Ao Manoel Tavares Rodrigues-Leal


«Ter emoções de Chita, ou de seda, ou de brocado! Ter emoções descriptiveis assim! Ter emoções descriptiveis!» (Bernardo Soares, Livro do Desassossego)

«Quando me sento a escrever versos
Ou, passeando pelos caminhos ou pelos atalhos,
Escrevo versos num papel que está no meu pensamento,
Sinto um cajado nas mãos
E vejo um recorte de mim
No cimo dum outeiro» (Alberto Caeiro, O Guardador de Rebanhos)
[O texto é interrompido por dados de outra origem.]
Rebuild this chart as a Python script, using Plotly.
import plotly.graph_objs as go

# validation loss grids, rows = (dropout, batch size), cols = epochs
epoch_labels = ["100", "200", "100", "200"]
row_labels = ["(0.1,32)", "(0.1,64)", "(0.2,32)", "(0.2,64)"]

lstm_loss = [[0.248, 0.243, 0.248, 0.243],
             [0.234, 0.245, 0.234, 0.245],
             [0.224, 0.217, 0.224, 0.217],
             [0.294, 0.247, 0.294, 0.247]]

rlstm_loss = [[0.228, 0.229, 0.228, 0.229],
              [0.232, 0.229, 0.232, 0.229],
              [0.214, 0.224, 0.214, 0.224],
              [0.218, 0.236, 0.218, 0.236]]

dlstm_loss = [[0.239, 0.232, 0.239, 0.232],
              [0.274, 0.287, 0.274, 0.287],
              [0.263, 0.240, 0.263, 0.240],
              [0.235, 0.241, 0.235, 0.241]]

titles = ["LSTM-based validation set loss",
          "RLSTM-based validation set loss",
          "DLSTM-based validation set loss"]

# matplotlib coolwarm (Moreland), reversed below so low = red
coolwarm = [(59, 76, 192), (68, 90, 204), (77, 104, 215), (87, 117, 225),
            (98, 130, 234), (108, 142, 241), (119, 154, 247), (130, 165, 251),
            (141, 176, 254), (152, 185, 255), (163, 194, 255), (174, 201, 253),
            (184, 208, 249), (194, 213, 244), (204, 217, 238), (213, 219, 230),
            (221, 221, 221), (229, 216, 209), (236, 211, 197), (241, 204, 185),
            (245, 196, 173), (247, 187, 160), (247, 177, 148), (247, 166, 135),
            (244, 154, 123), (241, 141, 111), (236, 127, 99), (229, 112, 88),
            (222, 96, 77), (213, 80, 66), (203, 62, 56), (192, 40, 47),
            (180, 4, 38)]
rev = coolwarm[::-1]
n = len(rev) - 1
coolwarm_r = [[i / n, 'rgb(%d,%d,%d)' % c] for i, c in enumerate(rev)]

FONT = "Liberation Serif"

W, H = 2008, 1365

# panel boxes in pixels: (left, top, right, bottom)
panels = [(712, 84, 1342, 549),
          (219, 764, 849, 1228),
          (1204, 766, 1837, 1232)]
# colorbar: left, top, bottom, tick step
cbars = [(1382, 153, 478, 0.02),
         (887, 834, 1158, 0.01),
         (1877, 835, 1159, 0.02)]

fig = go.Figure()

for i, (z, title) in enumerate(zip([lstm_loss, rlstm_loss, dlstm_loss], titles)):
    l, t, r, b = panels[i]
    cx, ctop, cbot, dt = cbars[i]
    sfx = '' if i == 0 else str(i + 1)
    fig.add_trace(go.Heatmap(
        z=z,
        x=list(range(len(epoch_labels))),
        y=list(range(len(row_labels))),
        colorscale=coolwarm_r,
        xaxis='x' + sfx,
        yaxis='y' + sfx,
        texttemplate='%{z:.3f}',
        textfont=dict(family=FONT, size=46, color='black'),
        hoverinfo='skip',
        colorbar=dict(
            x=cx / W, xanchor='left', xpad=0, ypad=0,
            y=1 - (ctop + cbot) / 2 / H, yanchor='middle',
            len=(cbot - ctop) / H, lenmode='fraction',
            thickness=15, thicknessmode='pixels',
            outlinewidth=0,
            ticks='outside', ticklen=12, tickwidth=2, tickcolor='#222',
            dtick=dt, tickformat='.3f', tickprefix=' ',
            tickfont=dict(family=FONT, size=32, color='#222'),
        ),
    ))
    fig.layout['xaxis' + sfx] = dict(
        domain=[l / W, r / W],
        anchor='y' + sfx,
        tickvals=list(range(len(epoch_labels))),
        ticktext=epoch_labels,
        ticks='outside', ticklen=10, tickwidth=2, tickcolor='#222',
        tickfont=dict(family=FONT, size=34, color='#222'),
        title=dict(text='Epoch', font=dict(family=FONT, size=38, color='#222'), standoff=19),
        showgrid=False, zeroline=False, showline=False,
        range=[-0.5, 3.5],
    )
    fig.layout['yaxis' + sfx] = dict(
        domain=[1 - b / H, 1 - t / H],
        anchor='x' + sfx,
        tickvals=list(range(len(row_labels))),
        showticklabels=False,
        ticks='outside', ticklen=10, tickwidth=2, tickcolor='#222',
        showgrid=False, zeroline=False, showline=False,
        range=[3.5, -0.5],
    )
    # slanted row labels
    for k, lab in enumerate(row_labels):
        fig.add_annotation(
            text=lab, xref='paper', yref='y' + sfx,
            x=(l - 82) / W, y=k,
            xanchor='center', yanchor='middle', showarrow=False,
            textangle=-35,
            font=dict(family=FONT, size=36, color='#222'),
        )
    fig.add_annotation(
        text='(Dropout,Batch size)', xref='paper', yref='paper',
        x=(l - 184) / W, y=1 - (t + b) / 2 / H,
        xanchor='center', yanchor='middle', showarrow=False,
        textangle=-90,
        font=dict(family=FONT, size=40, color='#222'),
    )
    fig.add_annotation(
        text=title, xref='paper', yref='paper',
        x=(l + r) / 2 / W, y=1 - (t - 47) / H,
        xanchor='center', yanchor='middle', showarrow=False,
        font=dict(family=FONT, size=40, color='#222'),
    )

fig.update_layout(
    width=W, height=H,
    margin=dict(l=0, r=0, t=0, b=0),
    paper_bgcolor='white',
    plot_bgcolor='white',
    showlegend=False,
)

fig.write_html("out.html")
1. Atribuir a um texto, em prosa ou em verso, um carácter descritivo, reveste-se quase sempre, se não sempre, de caracterizações pejorativas, como as de superficialidade e de mera representação, supostamente pouco dadas à reflexão e pensamento. Acontece que a ‘descrição’ em Pessoa é totalmente outra. É o que tentaremos mostrar, dentro do possível, neste breve estudo.
Qual a relação escrever-descrever na obra de Fernando Pessoa? Apresentam-se alguns apontamentos sobre essa relação ou articulação no Livro do Desassossego (LD) do semi-heterónimo Bernardo Soares (ajudante de guarda-livros na cidade de Lisboa), em Pessoa ortónimo e nos heterónimos Caeiro, Campos e Reis (1).
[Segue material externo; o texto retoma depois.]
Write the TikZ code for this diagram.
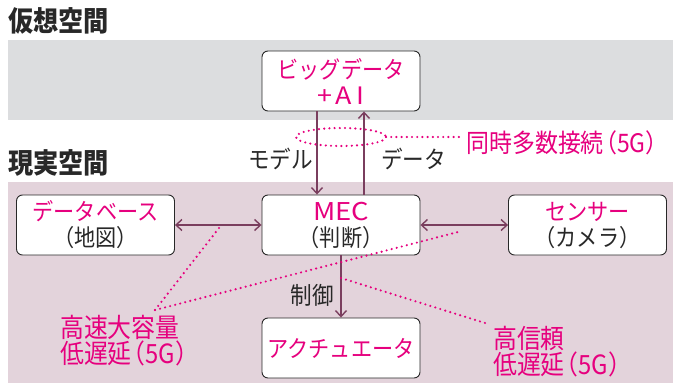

2. O texto pessoano inscreve um singular efeito de vai-e-vem entre escrever e descrever: «Depois de escrever, leio… / Porque escrevi isto? / Onde fui buscar isto? / De onde me veio isto? Isto é melhor do que eu… / Seremos nós neste mundo apenas canetas com tinta / Com que alguém escreve a valer o que nós aqui traçamos?...» (Álvaro de Campos). As pessoas seriam «canetas com tinta» escrevendo se escrevendo e se descrevendo. Mas Campos pergunta-se: «alguém escreve a valer o que nós aqui traçamos?». «Alguém» que não é obrigatoriamente Deus; mas outro, sempre, que nos põe a escrever e a descrever. Daqui pode-se pensar na virtualidade, não actualizável, da múltipla heteronímia em cada heterónimo discípulo, a partir da morte de Mestre Caeiro, como analisa José Gil (Cansaço, Tédio, Desassossego, pp. 49-51).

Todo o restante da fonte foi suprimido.